Queen Elizabeth had been diagnosed with cancer of the colon. The tumour was successfully excised in an operation on 10 December.52† Members of her family visited her and from Gordonstoun Prince Charles wrote, ‘I hope they re looking after you well. Mummy said that you had difficulty getting around two gi-normous policemen wedged into the corridor outside your room.’53 She was still in hospital over Christmas and so, on Christmas Day, the Queen, with Princess Margaret, Prince Charles and Princess Anne drove down from Sandringham to see her. She left hospital on 28 December and convalesced at Clarence House until she felt well enough to travel to Sandringham in the middle of January. She had no recurrence of the disease.
Rumours subsequently spread that she had had a colostomy. This was not true. Her office was careful to say very little on the subject, but some years later Sir Richard Bayliss, physician to the Queen, wrote to Queen Elizabeth’s lady in waiting, Olivia Mulholland: ‘I understand that there have been a number of letters about the colostomy operation which Queen Elizabeth is alleged to have had. We of course know that this is incorrect and I think it is time that as unobtrusively as possible this lie is countered.’54 But the rumours that the operation had included a colostomy persisted. Many people who had to endure that operation themselves derived comfort from the belief that even someone with as ac
tive a life as Queen Elizabeth could manage so well after such a difficult procedure.

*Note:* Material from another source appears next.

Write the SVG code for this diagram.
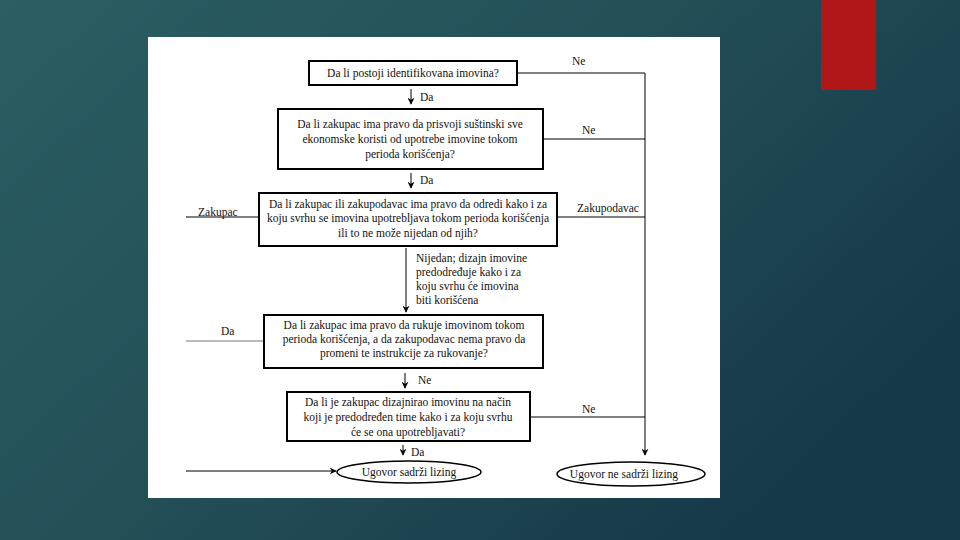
<svg xmlns="http://www.w3.org/2000/svg" width="960" height="540" viewBox="0 0 960 540" font-family="Liberation Serif, Times New Roman, serif">
<defs>
<linearGradient id="bg" x1="0" y1="0" x2="1" y2="0.6">
<stop offset="0" stop-color="#2c5e64"/>
<stop offset="0.5" stop-color="#245058"/>
<stop offset="1" stop-color="#153949"/>
</linearGradient>
<marker id="ah" viewBox="0 0 10 10" refX="9" refY="5" markerWidth="7" markerHeight="7" orient="auto" markerUnits="userSpaceOnUse">
<path d="M0,0 L10,5 L0,10 L3,5 z" fill="#000"/>
</marker>
<style>
.box{fill:#fff;stroke:#000;stroke-width:2}
.ell{fill:#fff;stroke:#000;stroke-width:1.5}
.ln{fill:none;stroke:#000;stroke-width:1}
.lg{fill:none;stroke:#777;stroke-width:1}
.t{font-family:'Liberation Serif','Times New Roman',serif;font-size:11.5px;fill:#111}
.c{text-anchor:middle}
</style>
</defs>
<rect width="960" height="540" fill="url(#bg)"/>
<rect x="821" y="0" width="55" height="90" fill="#b01817"/>
<rect x="148" y="37" width="572" height="461" fill="#fff"/>

<g id="connectors">
<polyline class="ln" points="517,73 645,73 645,455" marker-end="url(#ah)"/>
<line class="ln" x1="543" y1="139" x2="645" y2="139"/>
<line class="ln" x1="557" y1="217" x2="645" y2="217"/>
<line class="ln" x1="530" y1="417" x2="645" y2="417"/>
<line class="ln" x1="186" y1="217" x2="259" y2="217"/>
<line class="lg" x1="186" y1="341" x2="264" y2="341"/>
<line class="ln" x1="186" y1="471" x2="336" y2="471" marker-end="url(#ah)"/>
<line class="ln" x1="411" y1="89" x2="411" y2="104" stroke-width="1.5" marker-end="url(#ah)"/>
<line class="ln" x1="411" y1="173" x2="411" y2="188" stroke-width="1.5" marker-end="url(#ah)"/>
<line class="ln" x1="406" y1="248" x2="406" y2="312" marker-end="url(#ah)"/>
<line class="ln" x1="405" y1="373" x2="405" y2="388" stroke-width="1.5" marker-end="url(#ah)"/>
<line class="ln" x1="403" y1="445" x2="403" y2="455" stroke-width="1.5" marker-end="url(#ah)"/>
<text class="t" x="572" y="65">Ne</text>
<text class="t" x="582" y="134">Ne</text>
<text class="t" x="577" y="212">Zakupodavac</text>
<text class="t" x="582" y="413">Ne</text>
<text class="t" x="198" y="216">Zakupac</text>
<text class="t" x="221" y="335">Da</text>
<text class="t" x="420" y="101">Da</text>
<text class="t" x="420" y="184">Da</text>
<text class="t" x="416" y="262">Nijedan; dizajn imovine</text>
<text class="t" x="416" y="276">predodređuje kako i za</text>
<text class="t" x="416" y="290">koju svrhu će imovina</text>
<text class="t" x="416" y="304">biti korišćena</text>
<text class="t" x="418" y="384">Ne</text>
<text class="t" x="411" y="456">Da</text>
</g>

<g id="n1">
<rect class="box" x="309" y="61" width="208" height="24"/>
<text class="t c" x="413" y="77">Da li postoji identifikovana imovina?</text>
</g>
<g id="n2">
<rect class="box" x="278" y="109" width="265" height="60"/>
<text class="t c" x="410" y="128">Da li zakupac ima pravo da prisvoji  suštinski sve</text>
<text class="t c" x="410" y="143">ekonomske koristi od upotrebe imovine tokom</text>
<text class="t c" x="410" y="158">perioda korišćenja?</text>
</g>
<g id="n3">
<rect class="box" x="259" y="193" width="298" height="53"/>
<text class="t c" x="408" y="208">Da li zakupac ili zakupodavac ima pravo da odredi kako i za</text>
<text class="t c" x="408" y="222">koju svrhu se imovina upotrebljava tokom perioda korišćenja</text>
<text class="t c" x="408" y="237">ili to ne može nijedan od njih?</text>
</g>
<g id="n4">
<rect class="box" x="264" y="315" width="279" height="53"/>
<text class="t c" x="404" y="329">Da li zakupac ima pravo da rukuje imovinom tokom</text>
<text class="t c" x="404" y="343">perioda korišćenja,  a da zakupodavac nema pravo da</text>
<text class="t c" x="404" y="357">promeni te instrukcije  za rukovanje?</text>
</g>
<g id="n5">
<rect class="box" x="287" y="392" width="243" height="49"/>
<text class="t c" x="408" y="406">Da li je zakupac dizajnirao imovinu na način</text>
<text class="t c" x="408" y="421">koji je predodređen time kako i za koju svrhu</text>
<text class="t c" x="408" y="436">će se ona upotrebljavati?</text>
</g>
<g id="n6">
<ellipse class="ell" cx="409" cy="472" rx="72" ry="11"/>
<text class="t c" x="409" y="476">Ugovor sadrži lizing</text>
</g>
<g id="n7">
<ellipse class="ell" cx="631" cy="474" rx="74" ry="12"/>
<text class="t c" x="624" y="478">Ugovor ne sadrži lizing</text>
</g>
</svg>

It is perhaps worth pointing out that, even though the operation did not include a colostomy, the cancer from which she had suffered was serious. The illness crystallized concerns within her family and Household about the pace at which she was still performing her duties as she approached her seventieth birthday.

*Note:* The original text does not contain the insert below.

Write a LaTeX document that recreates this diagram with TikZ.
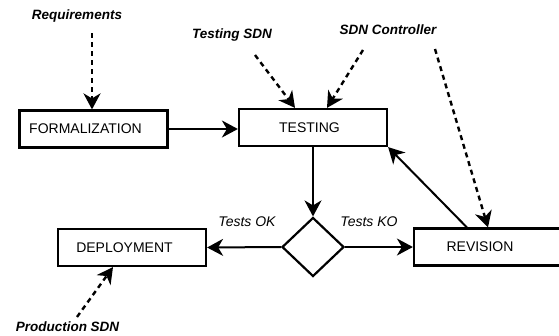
\documentclass[tikz,border=0pt]{standalone}
\usepackage{fontspec}
\setmainfont{Liberation Sans}
\usetikzlibrary{arrows.meta,shapes.geometric}
\begin{document}
\begin{tikzpicture}[x=1pt,y=-1pt,
  every node/.style={font=\fontsize{14}{16}\selectfont},
  box/.style={draw,line width=2.2pt,minimum width=148pt,minimum height=37pt,inner sep=0pt},
  note/.style={font=\fontsize{13.5}{16}\selectfont\bfseries\itshape,inner sep=0pt},
  elabel/.style={font=\fontsize{14}{16}\selectfont\itshape,inner sep=0pt},
  flow/.style={line width=2pt,-{Stealth[length=16pt,width=17pt,inset=5pt]}},
  input/.style={line width=2.4pt,dash pattern=on 5pt off 4pt,-{Stealth[length=16pt,width=17pt,inset=5pt]}}
]
\useasboundingbox (0,0) rectangle (559,335);

\node[box,label={[xshift=-8pt]center:FORMALIZATION}] (form) at (93.5,129) {};
\node[box,label={[xshift=-3.5pt]center:TESTING}] (test) at (313,127.5) {};
\node[box,label={[xshift=-7.5pt]center:DEPLOYMENT}] (dep) at (132,247.5) {};
\node[box,minimum width=150pt,label={[xshift=-9pt]center:REVISION}] (rev) at (489,247) {};
\node[draw,diamond,line width=2.2pt,minimum width=62pt,minimum height=59pt,inner sep=0pt] (dia) at (313,247) {};

\node[note] (req) at (77,16) {Requirements};
\node[note] (tsdn) at (232,35) {Testing SDN};
\node[note] (ctrl) at (388,30) {SDN Controller};
\node[note] (prod) at (67.5,327) {Production SDN};

\node[elabel] (ok) at (247,222) {Tests OK};
\node[elabel] (ko) at (369,222) {Tests KO};

\coordinate (reqs) at (92,33);
\coordinate (tsdns) at (255,55);
\coordinate (ctrls1) at (363,50);
\coordinate (ctrls2) at (435,49);
\coordinate (prods) at (77,317);

\draw[input] (reqs) -- (reqs |- form.north);
\draw[input] (tsdns) -- ([xshift=-18pt]test.north);
\draw[input] (ctrls1) -- ([xshift=14pt]test.north);
\draw[input] (ctrls2) -- ([xshift=-1pt]rev.north);
\draw[input] (prods) -- ([xshift=-19pt]dep.south);

\draw[flow] (form.east) -- (test.west |- form.east);
\draw[flow] (test.south) -- (dia.north);
\draw[flow] (dia.west) -- (dep.east);
\draw[flow] (dia.east) -- (rev.west);
\draw[flow] ([xshift=54pt]rev.north west) -- (test.south east);
\end{tikzpicture}
\end{document}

In most respects her health remained remarkably good. She no longer suffered from the frequent bouts of tonsillitis that she had endured as a young woman. She still believed in the power of homeopathy. Sir John Weir had been succeeded by Dr Marjorie Blackie as her homeopathic doctor, and, after Dr Blackie died, Dr Anita Davies, who was a conventional as well as a homeopathic doctor, took over. Dr Davies would create an individual mix of constitutional powders’ for each patient. She also treated Queen Elizabeth for the painful ulcers which developed on her legs with propolis, a resinous mixture produced by bees which is thought to reduce inflammation naturally. She prescribed hawthorn for blood pressure and belladonna for sore throats. Queen Elizabeth also continued to swear by the healing power of arnica – in both tablet and ointment form. She handed it to any of her guests who bruised themselves.
Following her operation, she cancelled nine engagements during the first three months of 1967. Altogether that year her public engagements were down to fifty-two, which included eight for the University of London. She spent January as usual at Sandringham where, she said, the Norfolk air made her feel much better, then February and March at Clarence House and Royal Lodge, with frequent expeditions to race meetings. Her first public engagement was the annual meeting of Queen Mary’s London Needlework Guild at St James’s Palace on 21 March, and on 27 April she dined with the London Scottish Regiment.